The fundamental human importance of attachments cannot be overstated; they are the stuff of life itself. They are the only elements that we humans can rely on to make sense of our existence; they are the very building blocks of one’s being: the people, places, objects and events we believe in. For a young person to wake up one morning to find that all the foundations that have life’s meaning have been precipitously removed inevitably results in emotional dysfunction capable of disrupting their lives into adulthood and beyond.
The most serious form of attachment disorder, known as Reactive Attachment Disorder, results in children’s inability to establish healthy relationships with the adults in their lives. Their emotional development stagnates, they lack trust and self-worth, they avoid becoming close to anyone, display anger and experience an unquenchable need to be in control. A child with an attachment disorder feels unsafe and alone.
The disruption of their early life can cause relationships to be impaired into adulthood. Reactive Attachment Disorder is generic in children in foster care. The classic symptoms include the avoidance of eye contact, inability to smile, failure to engage, non-communication and spending a lot of time rocking to comfort themselves (my wife Adele still displays this latter characteristic sixty years after having been taken into foster care!) Attachment disorders will take much more than kindness to repair. In order to re-connect, it will take months – even years – of patient perseverance to help your foster child feel protected and able to develop healthy, deep, and loving relationships.

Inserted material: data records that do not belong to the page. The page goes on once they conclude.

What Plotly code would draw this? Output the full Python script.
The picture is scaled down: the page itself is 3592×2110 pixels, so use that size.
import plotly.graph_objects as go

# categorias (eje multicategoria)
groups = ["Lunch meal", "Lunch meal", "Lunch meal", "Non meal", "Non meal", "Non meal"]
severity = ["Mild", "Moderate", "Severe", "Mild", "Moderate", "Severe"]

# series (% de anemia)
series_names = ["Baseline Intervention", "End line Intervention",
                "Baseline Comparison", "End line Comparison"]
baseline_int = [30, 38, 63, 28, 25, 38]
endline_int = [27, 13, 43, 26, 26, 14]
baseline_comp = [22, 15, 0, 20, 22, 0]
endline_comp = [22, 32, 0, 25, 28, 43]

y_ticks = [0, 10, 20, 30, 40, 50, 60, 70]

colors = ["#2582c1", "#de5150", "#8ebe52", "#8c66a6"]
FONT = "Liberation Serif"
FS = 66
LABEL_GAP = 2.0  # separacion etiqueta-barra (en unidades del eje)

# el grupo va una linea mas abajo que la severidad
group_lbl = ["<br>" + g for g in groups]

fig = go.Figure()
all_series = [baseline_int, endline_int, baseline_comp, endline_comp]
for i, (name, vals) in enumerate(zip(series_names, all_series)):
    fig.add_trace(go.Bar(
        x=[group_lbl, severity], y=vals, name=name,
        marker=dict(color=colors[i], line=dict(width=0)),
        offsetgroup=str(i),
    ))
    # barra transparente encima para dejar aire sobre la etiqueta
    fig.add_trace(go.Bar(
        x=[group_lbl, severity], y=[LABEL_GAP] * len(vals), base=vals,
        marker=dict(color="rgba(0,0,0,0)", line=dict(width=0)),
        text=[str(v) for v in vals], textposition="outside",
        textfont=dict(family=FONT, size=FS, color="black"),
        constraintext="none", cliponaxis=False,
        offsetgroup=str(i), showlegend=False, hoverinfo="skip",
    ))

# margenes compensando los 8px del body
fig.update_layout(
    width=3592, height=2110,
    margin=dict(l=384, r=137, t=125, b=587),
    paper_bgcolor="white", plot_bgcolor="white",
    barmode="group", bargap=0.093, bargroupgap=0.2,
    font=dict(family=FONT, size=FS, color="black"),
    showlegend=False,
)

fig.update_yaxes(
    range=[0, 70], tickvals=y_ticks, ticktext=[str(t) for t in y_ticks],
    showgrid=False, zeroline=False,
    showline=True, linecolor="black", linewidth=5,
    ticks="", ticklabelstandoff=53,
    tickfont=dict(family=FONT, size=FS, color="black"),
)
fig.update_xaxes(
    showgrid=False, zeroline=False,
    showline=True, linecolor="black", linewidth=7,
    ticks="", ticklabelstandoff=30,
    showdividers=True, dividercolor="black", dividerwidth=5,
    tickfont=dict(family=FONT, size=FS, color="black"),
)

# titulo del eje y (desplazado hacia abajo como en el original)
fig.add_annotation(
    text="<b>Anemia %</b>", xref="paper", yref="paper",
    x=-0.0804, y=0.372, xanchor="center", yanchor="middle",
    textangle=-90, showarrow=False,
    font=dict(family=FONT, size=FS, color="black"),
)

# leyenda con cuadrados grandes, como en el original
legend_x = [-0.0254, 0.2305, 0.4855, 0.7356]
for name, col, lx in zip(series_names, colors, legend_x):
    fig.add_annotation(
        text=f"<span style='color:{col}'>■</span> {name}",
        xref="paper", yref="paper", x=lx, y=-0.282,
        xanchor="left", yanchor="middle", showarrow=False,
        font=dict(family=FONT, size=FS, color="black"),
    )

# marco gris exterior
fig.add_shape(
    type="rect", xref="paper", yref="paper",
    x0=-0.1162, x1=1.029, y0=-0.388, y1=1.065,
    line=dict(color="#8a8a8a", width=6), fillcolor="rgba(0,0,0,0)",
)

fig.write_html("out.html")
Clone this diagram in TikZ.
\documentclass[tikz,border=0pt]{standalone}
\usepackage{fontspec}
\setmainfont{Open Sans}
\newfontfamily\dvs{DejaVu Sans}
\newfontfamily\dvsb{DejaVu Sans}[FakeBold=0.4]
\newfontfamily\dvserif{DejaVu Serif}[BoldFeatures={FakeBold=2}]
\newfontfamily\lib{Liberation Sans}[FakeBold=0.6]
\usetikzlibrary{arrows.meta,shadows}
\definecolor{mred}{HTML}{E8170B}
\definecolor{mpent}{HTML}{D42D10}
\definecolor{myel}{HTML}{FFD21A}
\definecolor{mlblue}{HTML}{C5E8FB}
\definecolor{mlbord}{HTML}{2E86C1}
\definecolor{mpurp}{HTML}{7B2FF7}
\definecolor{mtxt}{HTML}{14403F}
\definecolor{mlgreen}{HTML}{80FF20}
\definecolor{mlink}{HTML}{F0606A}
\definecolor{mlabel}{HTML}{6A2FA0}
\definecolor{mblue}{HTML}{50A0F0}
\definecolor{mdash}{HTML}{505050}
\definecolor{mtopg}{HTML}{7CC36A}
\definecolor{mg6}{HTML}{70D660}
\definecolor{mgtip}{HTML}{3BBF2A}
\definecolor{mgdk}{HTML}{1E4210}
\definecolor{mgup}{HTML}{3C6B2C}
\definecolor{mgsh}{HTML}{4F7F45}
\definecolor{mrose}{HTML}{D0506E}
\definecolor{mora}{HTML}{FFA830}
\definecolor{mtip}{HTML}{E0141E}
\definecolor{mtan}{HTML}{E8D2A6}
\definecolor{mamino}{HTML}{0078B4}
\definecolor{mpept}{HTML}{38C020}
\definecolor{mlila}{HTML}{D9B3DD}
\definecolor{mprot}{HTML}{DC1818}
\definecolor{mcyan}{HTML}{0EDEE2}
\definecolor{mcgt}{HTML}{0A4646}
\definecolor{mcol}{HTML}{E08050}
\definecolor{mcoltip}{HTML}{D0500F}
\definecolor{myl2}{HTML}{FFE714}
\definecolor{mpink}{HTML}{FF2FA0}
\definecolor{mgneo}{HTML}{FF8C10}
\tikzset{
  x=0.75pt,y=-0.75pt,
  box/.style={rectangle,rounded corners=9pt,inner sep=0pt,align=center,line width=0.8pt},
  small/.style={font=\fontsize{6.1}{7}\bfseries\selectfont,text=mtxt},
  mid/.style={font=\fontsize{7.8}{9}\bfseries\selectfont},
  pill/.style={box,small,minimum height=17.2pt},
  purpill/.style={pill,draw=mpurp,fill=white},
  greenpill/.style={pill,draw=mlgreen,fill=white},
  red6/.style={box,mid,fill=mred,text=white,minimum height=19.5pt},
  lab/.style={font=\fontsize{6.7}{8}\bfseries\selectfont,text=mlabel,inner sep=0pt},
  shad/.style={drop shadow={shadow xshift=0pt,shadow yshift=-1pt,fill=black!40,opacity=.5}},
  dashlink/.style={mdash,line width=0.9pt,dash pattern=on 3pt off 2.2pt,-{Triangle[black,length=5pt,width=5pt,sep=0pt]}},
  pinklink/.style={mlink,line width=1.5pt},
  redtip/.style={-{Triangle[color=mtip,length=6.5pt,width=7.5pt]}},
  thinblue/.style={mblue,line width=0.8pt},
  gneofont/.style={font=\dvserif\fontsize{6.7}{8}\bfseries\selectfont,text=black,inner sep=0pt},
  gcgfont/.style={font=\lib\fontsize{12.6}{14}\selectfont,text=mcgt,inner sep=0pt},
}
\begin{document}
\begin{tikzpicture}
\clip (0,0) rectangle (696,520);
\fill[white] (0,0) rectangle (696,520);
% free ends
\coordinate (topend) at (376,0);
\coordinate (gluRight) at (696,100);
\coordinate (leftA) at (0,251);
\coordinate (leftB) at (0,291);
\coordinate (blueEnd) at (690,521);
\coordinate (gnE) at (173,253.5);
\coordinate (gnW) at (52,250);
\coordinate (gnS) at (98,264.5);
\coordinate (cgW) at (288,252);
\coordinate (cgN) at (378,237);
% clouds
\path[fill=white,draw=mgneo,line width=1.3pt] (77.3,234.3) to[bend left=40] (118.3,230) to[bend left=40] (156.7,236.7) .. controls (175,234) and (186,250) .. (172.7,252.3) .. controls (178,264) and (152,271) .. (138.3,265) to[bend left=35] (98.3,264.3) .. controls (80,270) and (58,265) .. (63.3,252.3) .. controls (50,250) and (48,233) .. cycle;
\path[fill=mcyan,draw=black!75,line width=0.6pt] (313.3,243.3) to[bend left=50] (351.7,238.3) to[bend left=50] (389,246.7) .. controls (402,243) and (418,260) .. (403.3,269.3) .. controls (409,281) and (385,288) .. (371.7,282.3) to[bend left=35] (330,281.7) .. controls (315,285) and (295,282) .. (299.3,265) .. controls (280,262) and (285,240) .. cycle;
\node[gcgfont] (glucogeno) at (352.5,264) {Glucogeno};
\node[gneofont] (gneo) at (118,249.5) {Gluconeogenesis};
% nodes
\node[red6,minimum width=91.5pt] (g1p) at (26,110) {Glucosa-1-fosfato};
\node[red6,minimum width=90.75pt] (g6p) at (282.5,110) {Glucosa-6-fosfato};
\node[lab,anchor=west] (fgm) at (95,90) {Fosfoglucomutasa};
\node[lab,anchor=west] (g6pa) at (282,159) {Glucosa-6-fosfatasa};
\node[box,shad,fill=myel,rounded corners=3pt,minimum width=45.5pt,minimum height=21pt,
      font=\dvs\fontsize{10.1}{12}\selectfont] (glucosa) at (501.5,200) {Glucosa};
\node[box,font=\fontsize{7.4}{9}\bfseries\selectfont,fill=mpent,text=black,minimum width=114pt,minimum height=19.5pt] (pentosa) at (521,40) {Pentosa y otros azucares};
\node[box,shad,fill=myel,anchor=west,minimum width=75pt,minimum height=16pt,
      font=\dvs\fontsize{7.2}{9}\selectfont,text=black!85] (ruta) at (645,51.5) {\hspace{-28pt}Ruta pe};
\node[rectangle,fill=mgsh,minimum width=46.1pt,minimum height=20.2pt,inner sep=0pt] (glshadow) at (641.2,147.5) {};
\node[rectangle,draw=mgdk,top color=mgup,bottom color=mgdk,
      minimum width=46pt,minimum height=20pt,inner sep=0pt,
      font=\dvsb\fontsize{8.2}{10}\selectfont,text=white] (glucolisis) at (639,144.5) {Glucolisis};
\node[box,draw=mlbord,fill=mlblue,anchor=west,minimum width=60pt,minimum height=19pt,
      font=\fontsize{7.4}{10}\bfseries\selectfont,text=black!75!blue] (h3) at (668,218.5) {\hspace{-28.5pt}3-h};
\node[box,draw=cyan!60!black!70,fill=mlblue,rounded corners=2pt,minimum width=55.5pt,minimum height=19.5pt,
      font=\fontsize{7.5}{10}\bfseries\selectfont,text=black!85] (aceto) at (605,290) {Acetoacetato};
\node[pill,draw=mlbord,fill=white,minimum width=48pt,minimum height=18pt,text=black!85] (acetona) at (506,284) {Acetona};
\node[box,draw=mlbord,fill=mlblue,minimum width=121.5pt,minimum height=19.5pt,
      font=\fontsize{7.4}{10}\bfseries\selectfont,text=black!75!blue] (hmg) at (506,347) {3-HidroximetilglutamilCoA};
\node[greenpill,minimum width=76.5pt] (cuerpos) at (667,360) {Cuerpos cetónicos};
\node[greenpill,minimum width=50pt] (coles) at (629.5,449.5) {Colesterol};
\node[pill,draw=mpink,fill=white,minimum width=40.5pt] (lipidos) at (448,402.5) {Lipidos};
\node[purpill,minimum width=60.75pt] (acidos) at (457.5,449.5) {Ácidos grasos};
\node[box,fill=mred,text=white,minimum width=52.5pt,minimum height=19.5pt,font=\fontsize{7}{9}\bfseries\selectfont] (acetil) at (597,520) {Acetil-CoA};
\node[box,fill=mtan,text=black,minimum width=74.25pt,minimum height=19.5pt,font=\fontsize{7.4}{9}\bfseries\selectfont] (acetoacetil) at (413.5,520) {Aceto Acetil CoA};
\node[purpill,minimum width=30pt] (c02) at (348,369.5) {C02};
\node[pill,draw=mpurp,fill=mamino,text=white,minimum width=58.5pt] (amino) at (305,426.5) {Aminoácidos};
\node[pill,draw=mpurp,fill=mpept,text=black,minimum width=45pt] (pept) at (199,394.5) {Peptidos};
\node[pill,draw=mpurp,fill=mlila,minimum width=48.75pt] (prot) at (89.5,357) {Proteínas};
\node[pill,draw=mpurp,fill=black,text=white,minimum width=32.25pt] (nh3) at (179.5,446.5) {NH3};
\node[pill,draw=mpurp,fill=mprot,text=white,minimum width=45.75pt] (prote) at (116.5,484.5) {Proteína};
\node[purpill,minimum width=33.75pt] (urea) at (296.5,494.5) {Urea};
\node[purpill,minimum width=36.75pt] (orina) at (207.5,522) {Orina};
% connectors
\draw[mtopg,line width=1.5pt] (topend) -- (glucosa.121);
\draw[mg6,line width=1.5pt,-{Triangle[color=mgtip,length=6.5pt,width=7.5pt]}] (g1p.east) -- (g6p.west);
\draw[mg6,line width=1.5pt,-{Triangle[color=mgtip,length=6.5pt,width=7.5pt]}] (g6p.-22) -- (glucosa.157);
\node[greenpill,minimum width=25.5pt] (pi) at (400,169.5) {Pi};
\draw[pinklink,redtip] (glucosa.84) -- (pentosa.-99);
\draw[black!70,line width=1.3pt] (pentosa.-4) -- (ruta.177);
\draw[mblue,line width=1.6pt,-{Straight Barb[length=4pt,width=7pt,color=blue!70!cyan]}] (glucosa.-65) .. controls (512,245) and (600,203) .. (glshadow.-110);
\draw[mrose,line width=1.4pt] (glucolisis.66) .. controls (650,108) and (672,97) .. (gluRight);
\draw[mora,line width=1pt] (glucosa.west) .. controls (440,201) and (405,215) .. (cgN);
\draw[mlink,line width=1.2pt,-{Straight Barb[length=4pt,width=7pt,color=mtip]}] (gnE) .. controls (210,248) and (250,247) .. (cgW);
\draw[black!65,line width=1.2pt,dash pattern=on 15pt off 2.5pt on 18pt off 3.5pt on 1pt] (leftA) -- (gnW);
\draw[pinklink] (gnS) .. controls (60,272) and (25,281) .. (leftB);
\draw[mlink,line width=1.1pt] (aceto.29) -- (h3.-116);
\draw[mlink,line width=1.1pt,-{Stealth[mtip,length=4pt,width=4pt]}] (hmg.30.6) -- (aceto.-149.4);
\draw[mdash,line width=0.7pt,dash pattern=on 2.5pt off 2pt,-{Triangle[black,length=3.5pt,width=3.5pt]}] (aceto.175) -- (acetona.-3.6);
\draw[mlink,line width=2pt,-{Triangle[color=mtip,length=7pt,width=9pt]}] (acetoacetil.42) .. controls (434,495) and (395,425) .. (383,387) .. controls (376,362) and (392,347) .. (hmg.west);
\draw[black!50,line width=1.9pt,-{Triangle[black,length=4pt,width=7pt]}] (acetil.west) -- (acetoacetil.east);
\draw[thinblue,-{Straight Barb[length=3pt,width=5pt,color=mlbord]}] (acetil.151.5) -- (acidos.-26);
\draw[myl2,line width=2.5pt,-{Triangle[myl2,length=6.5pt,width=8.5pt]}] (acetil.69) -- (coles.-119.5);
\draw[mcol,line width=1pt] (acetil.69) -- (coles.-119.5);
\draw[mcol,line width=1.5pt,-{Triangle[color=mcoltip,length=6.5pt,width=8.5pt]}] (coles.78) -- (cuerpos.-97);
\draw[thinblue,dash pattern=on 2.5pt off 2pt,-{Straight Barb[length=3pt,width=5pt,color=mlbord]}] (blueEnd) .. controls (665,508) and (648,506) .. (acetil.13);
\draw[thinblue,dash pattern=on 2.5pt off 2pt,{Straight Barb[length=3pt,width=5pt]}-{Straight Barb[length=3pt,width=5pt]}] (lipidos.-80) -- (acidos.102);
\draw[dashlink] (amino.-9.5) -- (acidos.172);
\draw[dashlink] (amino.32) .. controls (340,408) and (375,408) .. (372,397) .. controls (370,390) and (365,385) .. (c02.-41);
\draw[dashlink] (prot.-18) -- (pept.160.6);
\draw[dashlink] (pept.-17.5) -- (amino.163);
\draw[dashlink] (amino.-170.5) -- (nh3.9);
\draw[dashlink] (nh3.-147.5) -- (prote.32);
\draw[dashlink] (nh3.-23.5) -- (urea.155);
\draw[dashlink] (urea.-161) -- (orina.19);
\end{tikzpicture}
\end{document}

Above all, it must be constantly borne in mind that the normal instincts of parenting do not apply when dealing with children in the grip of attachment disorders. Anyone having raised their own children will have developed stock responses to issues such as misbehaviour, disobedience, waywardness and so on. With disordered children, those stock responses will not be effective and, indeed, will probably be counter-productive. The art of behaviour management will have to be re-learned to begin to cope with the condition, and it will need to be founded on a heartfelt understanding of the emotional impact of loss of attachments.
To muddy the waters still further, dealing with attachment disorders (by definition, issues which relate to the past) will need to be closely followed by the need to resolve issues which relate to the future. The child newly in foster care will have to deal with the future impact of their predicament, despite inevitably having low self-worth, lack of any sense of belonging, plagued by the ‘odd-one-out’ syndrome and having their confidence shattered, etc. The carer’s techniques for building the child’s resilience to the inescapable pressures and challenges they will face in society – particularly in school – will need to be finely honed and practiced if the child is to survive in what appears to be a hostile world.